Vermieter erstattet Anzeige

Der Betrügerin von Seiten der Behörden das Handwerk zu legen, sei nicht so einfach. "Sie können die Frau ja nicht an den Pranger stellen und überall Bilder verteilen oder sie ständig überwachen", sagt Lossner. Die persönliche Freiheitsentfaltung des Einzelnen sei ein hohes Gut und auch hier übergeordnet. "Auch Frau W. hat Rechte und ist nicht vogelfrei."

Der aussichtsreichste Weg sei noch der strafrechtliche. Je nach Höhe des entstandenen Schadens könnte Pia W. zu hohen Geldstrafen verurteilt werden. Könne sie diese dann nicht zahlen - wovon auszugehen sei, da sie amtsbekannt pfandlos ist - drohe eine Gefängnisstrafe, erläutert Lossner: "Auf diesem Weg könnte der Staat zeigen, dass er nicht untätig zusieht." Auch das Motiv, das die Frau immer wieder dazu treibt, zur Betrügerin zu werden, wäre sicher Teil einer solchen strafrechtlichen Ermittlung.

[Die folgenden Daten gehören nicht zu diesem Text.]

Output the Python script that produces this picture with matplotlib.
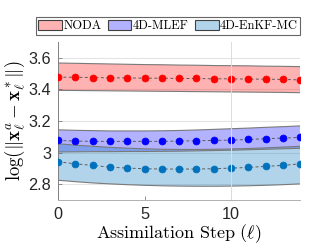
import numpy as np
import matplotlib
matplotlib.use('Agg')
import matplotlib.pyplot as plt
from matplotlib.patches import Patch

plt.rcParams['mathtext.fontset'] = 'cm'

## assimilation steps
steps = np.arange(15)

## NODA
noda_mean = [3.477, 3.477, 3.475, 3.473, 3.473, 3.471, 3.471, 3.469,
             3.469, 3.467, 3.467, 3.465, 3.465, 3.463, 3.460]
noda_up = [3.567, 3.565, 3.563, 3.561, 3.559, 3.557, 3.556, 3.554,
           3.553, 3.551, 3.550, 3.549, 3.547, 3.546, 3.544]
noda_lo = [3.394, 3.393, 3.392, 3.391, 3.390, 3.389, 3.388, 3.387,
           3.386, 3.385, 3.384, 3.383, 3.382, 3.381, 3.379]

## 4D-MLEF
mlef_mean = [3.077, 3.073, 3.071, 3.071, 3.071, 3.071, 3.071, 3.073,
             3.075, 3.077, 3.079, 3.083, 3.088, 3.092, 3.096]
mlef_up = [3.144, 3.141, 3.139, 3.137, 3.137, 3.137, 3.138, 3.140,
           3.143, 3.147, 3.151, 3.155, 3.160, 3.164, 3.169]
mlef_lo = [3.004, 3.005, 3.006, 3.006, 3.007, 3.007, 3.008, 3.009,
           3.011, 3.013, 3.015, 3.018, 3.021, 3.024, 3.027]

## 4D-EnKF-MC
enkf_mean = [2.942, 2.929, 2.919, 2.908, 2.902, 2.898, 2.896, 2.896,
             2.896, 2.898, 2.902, 2.906, 2.913, 2.919, 2.929]
enkf_up = [3.056, 3.047, 3.040, 3.033, 3.028, 3.024, 3.021, 3.020,
           3.020, 3.021, 3.023, 3.026, 3.030, 3.035, 3.040]
enkf_lo = [2.825, 2.816, 2.808, 2.802, 2.797, 2.793, 2.790, 2.788,
           2.787, 2.787, 2.788, 2.790, 2.793, 2.797, 2.802]

labels = ['NODA', '4D-MLEF', '4D-EnKF-MC']
colors = ['#ff0000', '#0000ff', '#0072bd']
means = [noda_mean, mlef_mean, enkf_mean]
ups = [noda_up, mlef_up, enkf_up]
los = [noda_lo, mlef_lo, enkf_lo]

fig = plt.figure(figsize=(3.32, 2.5), dpi=100)
ax = fig.add_axes([0.175, 0.2, 0.729, 0.632])

for m, u, l, c in zip(means, ups, los, colors):
    ax.fill_between(steps, l, u, facecolor=c, alpha=0.3, edgecolor='none', zorder=1)
    ax.plot(steps, u, color='#7a7a7a', lw=0.8, zorder=2)
    ax.plot(steps, l, color='#7a7a7a', lw=0.8, zorder=2)

for m, c in zip(means, colors):
    ax.plot(steps, m, ls=(0, (3, 2.5)), color='#5a5a5a', lw=0.7, zorder=3)
    ax.plot(steps, m, ls='none', marker='o', ms=5, mfc=c, mec=c, mew=0.5, zorder=4)

ax.set_xlim(0, 14)
ax.set_ylim(2.7, 3.7)
ax.set_xticks([0, 5, 10])
ax.set_yticks([2.8, 3.0, 3.2, 3.4, 3.6])
ax.set_yticklabels(['2.8', '3', '3.2', '3.4', '3.6'])

ax.yaxis.grid(True, color='#e4e4e4', lw=0.8, zorder=0)
ax.set_axisbelow(True)
ax.axvline(10, color='#dcdcdc', lw=0.7, zorder=5)

for s in ['top', 'right']:
    ax.spines[s].set_visible(False)
ax.spines['left'].set_color('#808080')
ax.spines['bottom'].set_color('#b0b0b0')
ax.spines['left'].set_linewidth(0.7)
ax.spines['bottom'].set_linewidth(0.7)
ax.tick_params(direction='in', length=3, width=0.6, color='#808080',
               labelsize=11.7, pad=5)
for t in ax.get_xticklabels() + ax.get_yticklabels():
    t.set_fontfamily('Liberation Sans')
    t.set_color('#262626')

ax.set_xlabel(r'$\mathrm{Assimilation\ Step\ }(\ell)$', fontsize=13, labelpad=0)
ax.set_ylabel(r'$\log(\|\mathbf{x}^a_\ell - \mathbf{x}^*_\ell\|)$', fontsize=13.5, labelpad=1)

handles = [Patch(facecolor=c, alpha=0.3, edgecolor='#404040', lw=0.8) for c in colors]
handles = [Patch(facecolor=h.get_facecolor(), edgecolor='#404040', lw=0.8) for h in handles]
leg = fig.legend(handles, labels, loc='center', bbox_to_anchor=(168 / 332, 1 - 26 / 250),
                 ncol=3, prop={'family': 'cmr10', 'size': 9}, frameon=True, fancybox=False,
                 handlelength=1.9, handleheight=0.8, handletextpad=0.1, columnspacing=0.5,
                 borderpad=0.2, borderaxespad=0)
leg.get_frame().set_edgecolor('#404040')
leg.get_frame().set_linewidth(0.8)

fig.savefig('out.png', dpi=100)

Freygang geht diesen Weg. Ende April erstattete er strafrechtlich Anzeige gegen W. wegen Eingehungsbetrugs und falscher eidesstattlicher Versicherungen. W. soll beim Amtsgericht gefälschte Unterlagen vorgelegt haben, die zu besagtem Eil-Beschluss geführt hätten, behauptet Freygang.

Ermittlungen in mehreren Fällen

Die Staatsanwaltschaft Darmstadt will zwar nicht den Namen der Verdächtigen bestätigen, es würden allerdings Ermittlungen gegen eine 40-jährige Betrügerin geführt, sagte Sprecher Robert Hartmann dem hr. Dabei ginge es um mehrere Fälle vorwiegend im Zeitraum 2020 bis 2023, wie etwa Mietbetrug, Urkundenfälschung oder Warenbetrug.

Für sich selbst erhofft Freygang von dem Prozess wenig bis gar nichts. Ihm gehe es nur um eines: "Ich will, dass die Frau mal so richtig Druck zu spüren bekommt."